Anyway, I'm rambling. Sorry. That quote above from Eddie Izzard really is germane to the post tonight though. Because I enjoy being contrary, and thought I'd post a drink named after General Lafayette. My understanding of this drink is that it's intended to be a blending of US culture and French culture (with a little West Indies thrown in for good measure) and so it seems fitting. On the 234th anniversary of the final approval of the text of America's Declaration of Independence (the signing didn't actually happen until August 2nd), I give you:
The Lafayette Cocktail

1 1/2 oz rye whiskey
1/2 oz dry vermouth
1/2 oz Dubonnet (rouge)
1 dash Angostura bitters (I added a dash of Bittercube's Jamaican Bitters #2, as well)

Stir all well with ice and strain into a chilled cocktail glass.
The rye is very much an American spirit, and the Dubonnet and dry vermouth, of course, are French. The bitters, well, they're of Caribbean origin, but we'll let that slide...some Colonial Americans were, too, after all.

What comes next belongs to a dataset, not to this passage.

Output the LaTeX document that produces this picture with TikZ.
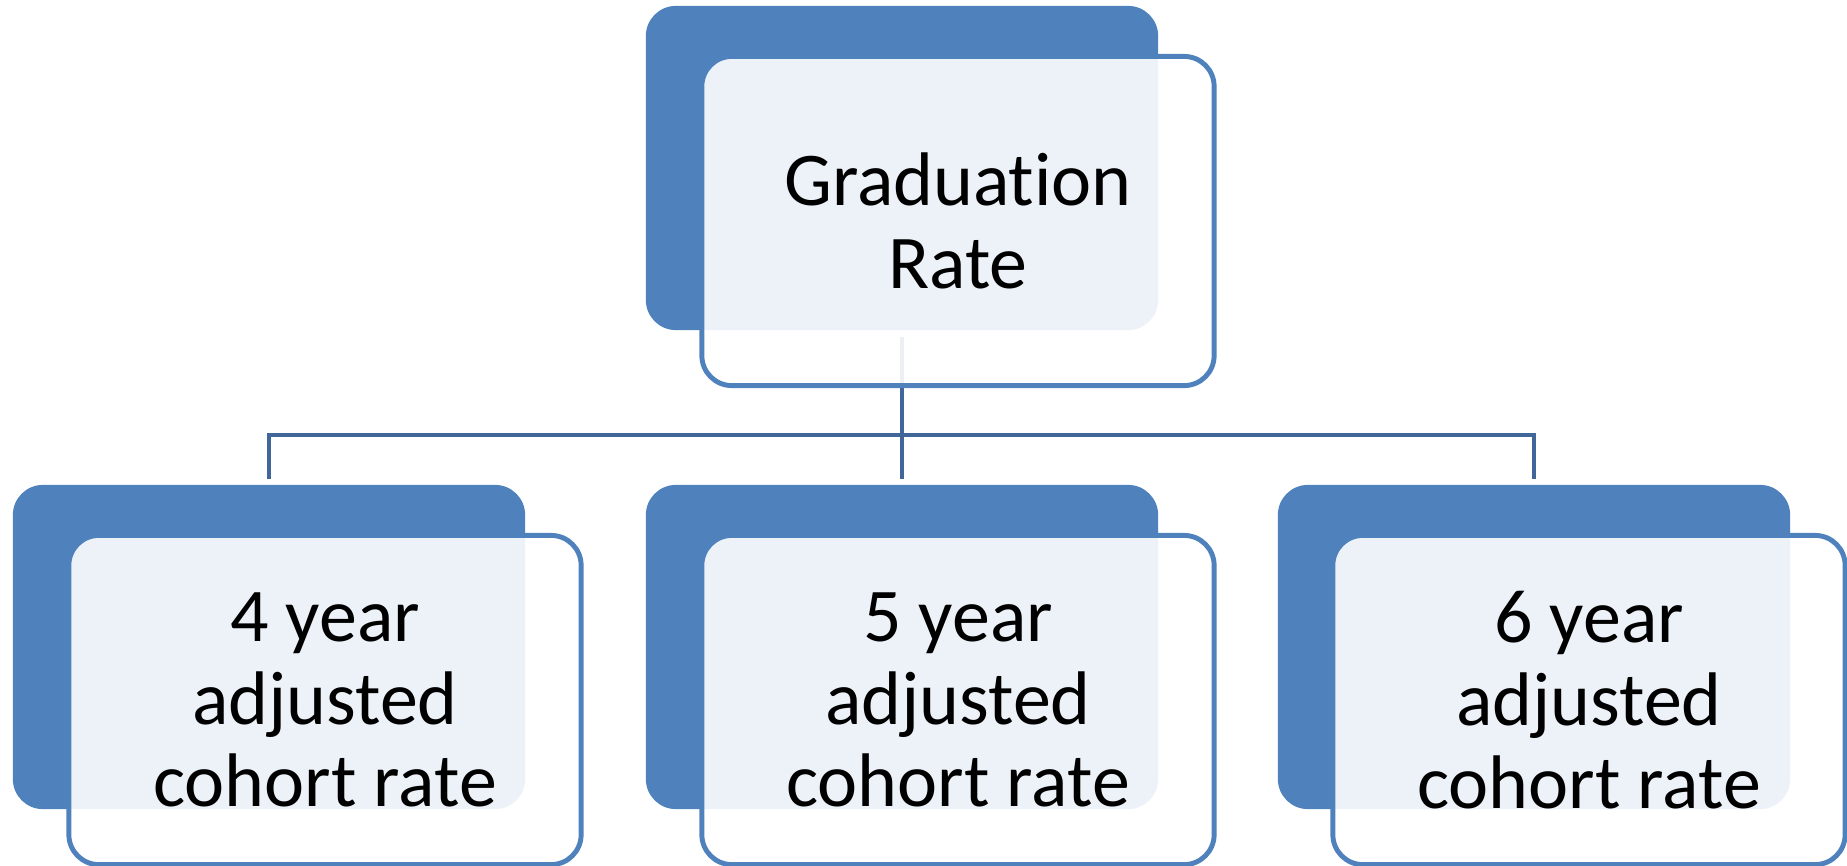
\documentclass[tikz,border=0pt]{standalone}
\usepackage{fontspec}
\setmainfont{Carlito}[RawFeature={-liga;-clig;-calt;-dlig}]
\usepackage{tikz}
\usetikzlibrary{calc}
\definecolor{boxblue}{HTML}{4F81BD}
\definecolor{linkblue}{HTML}{41679A}
\tikzset{
	backbox/.style={fill=boxblue, rounded corners=0.3cm, minimum width=5.12cm, minimum height=3.24cm, inner sep=0pt},
	frontbox/.style={draw=boxblue, line width=1.4pt, fill=white, fill opacity=0.9, text opacity=1, rounded corners=0.3cm, minimum width=5.12cm, minimum height=3.29cm, inner sep=0pt, align=center, font=\fontsize{21.6}{23.5}\selectfont},
	link/.style={draw=linkblue, line width=1.3pt}
}

\begin{document}
\begin{tikzpicture}[x=0.01cm, y=-0.01cm]
			%%%%% START %%%%%
			\useasboundingbox (0, 0) rectangle (1847, 866);
			
			\node[backbox] (grad) at (902, 168) {};
			\node[backbox] (yr4) at (269, 647) {};
			\node[backbox] (yr5) at (902, 647) {};
			\node[backbox] (yr6) at (1534, 647) {};
			
			\coordinate (hub) at (902, 435);
			\draw[link] ($(grad.south)+(0, 6)$) -- (hub);
			\draw[link] ($(yr4.north)+(0, -5)$) |- (hub) -| ($(yr6.north)+(0, -5)$);
			\draw[link] (hub) -- ($(yr5.north)+(0, -5)$);
			
			\node[frontbox] (gradf) at ($(grad)+(56, 53)$) {Graduation\\Rate};
			\node[frontbox] (yr4f) at ($(yr4)+(56, 53)$) {4 year\\adjusted\\cohort rate};
			\node[frontbox] (yr5f) at ($(yr5)+(56, 53)$) {5 year\\adjusted\\cohort rate};
			\node[frontbox] (yr6f) at ($(yr6)+(55, 53)$) {6 year\\adjusted\\cohort rate};
			
			%%%%% END %%%%%
\end{tikzpicture}
\end{document}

Taste-wise, it's pretty much a dry Manhattan, but the quinquina nature of the Dubonnet makes it a little bit different. Still, there are definitely worse ways to toast the nascent events that started my country on the often rocky road to independence. Happy Independence Day, to my American readers, and I hope my foreign readers will raise their glasses, too...America may not be perfect, but lord knows we've tried, and that's gotta count for something.